A PTAS for the Bayesian Thresholding Bandit Problem
Proceedings of the Twenty Third International Conference on Artificial Intelligence and Statistics, PMLR 108:2455-2464, 2020.
In this paper, we study the Bayesian thresholding bandit problem (BTBP), where the goal is to adaptively make a budget of $Q$ queries to $n$ stochastic arms and determine the label for each arm (whether its mean reward is closer to $0$ or $1$). We present a polynomial-time approximation scheme for the BTBP with runtime $O(f(\epsilon) + Q)$ that achieves expected labeling accuracy at least $(\opt(Q) - \epsilon)$, where $f(\cdot)$ is a function that only depends on $\epsilon$ and $\opt(Q)$ is the optimal expected accuracy achieved by any algorithm.
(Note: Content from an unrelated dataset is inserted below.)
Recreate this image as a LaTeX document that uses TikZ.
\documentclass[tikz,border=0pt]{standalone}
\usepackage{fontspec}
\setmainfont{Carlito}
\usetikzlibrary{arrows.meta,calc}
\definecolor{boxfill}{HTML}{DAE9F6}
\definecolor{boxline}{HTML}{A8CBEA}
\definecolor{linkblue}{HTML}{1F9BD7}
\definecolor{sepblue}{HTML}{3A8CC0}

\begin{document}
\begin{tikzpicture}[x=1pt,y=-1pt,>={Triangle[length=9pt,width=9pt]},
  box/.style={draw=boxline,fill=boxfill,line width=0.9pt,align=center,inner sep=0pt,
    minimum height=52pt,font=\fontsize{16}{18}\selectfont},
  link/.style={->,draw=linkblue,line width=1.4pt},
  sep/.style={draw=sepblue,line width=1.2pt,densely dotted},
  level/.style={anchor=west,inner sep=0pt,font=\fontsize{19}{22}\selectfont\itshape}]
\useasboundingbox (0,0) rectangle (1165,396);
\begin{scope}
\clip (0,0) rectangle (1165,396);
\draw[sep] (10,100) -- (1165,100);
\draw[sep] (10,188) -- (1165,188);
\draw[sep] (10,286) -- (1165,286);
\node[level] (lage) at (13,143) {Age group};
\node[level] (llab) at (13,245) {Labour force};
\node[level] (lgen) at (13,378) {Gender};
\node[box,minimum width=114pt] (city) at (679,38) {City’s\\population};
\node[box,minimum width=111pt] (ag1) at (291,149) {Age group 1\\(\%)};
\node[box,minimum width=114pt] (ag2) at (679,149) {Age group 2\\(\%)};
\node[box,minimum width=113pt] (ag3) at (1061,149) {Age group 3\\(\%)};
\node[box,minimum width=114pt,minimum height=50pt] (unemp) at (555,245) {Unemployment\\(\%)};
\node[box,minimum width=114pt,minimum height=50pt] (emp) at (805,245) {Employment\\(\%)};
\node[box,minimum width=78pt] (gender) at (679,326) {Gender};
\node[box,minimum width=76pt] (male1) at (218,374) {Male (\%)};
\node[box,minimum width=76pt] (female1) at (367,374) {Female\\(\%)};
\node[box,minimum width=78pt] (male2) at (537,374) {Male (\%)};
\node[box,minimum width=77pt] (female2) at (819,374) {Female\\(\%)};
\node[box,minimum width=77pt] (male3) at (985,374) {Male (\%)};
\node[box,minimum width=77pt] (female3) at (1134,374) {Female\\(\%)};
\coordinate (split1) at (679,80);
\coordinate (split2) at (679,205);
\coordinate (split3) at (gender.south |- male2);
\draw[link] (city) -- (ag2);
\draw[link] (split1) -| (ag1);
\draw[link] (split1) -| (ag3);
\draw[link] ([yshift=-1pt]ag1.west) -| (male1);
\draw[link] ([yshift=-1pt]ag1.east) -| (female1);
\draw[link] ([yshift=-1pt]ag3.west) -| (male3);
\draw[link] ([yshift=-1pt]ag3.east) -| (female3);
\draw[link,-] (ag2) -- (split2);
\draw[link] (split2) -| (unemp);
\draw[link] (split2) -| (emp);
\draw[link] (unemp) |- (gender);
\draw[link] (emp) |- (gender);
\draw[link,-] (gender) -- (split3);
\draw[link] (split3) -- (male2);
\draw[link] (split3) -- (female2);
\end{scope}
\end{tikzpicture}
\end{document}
For any fixed $\epsilon > 0$, our algorithm runs in time linear with $Q$. The main algorithmic ideas we use include discretization employed in the PTASs for many dynamic programming algorithms (such as Knapsack), as well as many problem specific techniques such as proving an upper bound on the number of query numbers for any arm made by an almost optimal policy, and establishing the smoothness property of the $\opt(\cdot)$ curve, etc.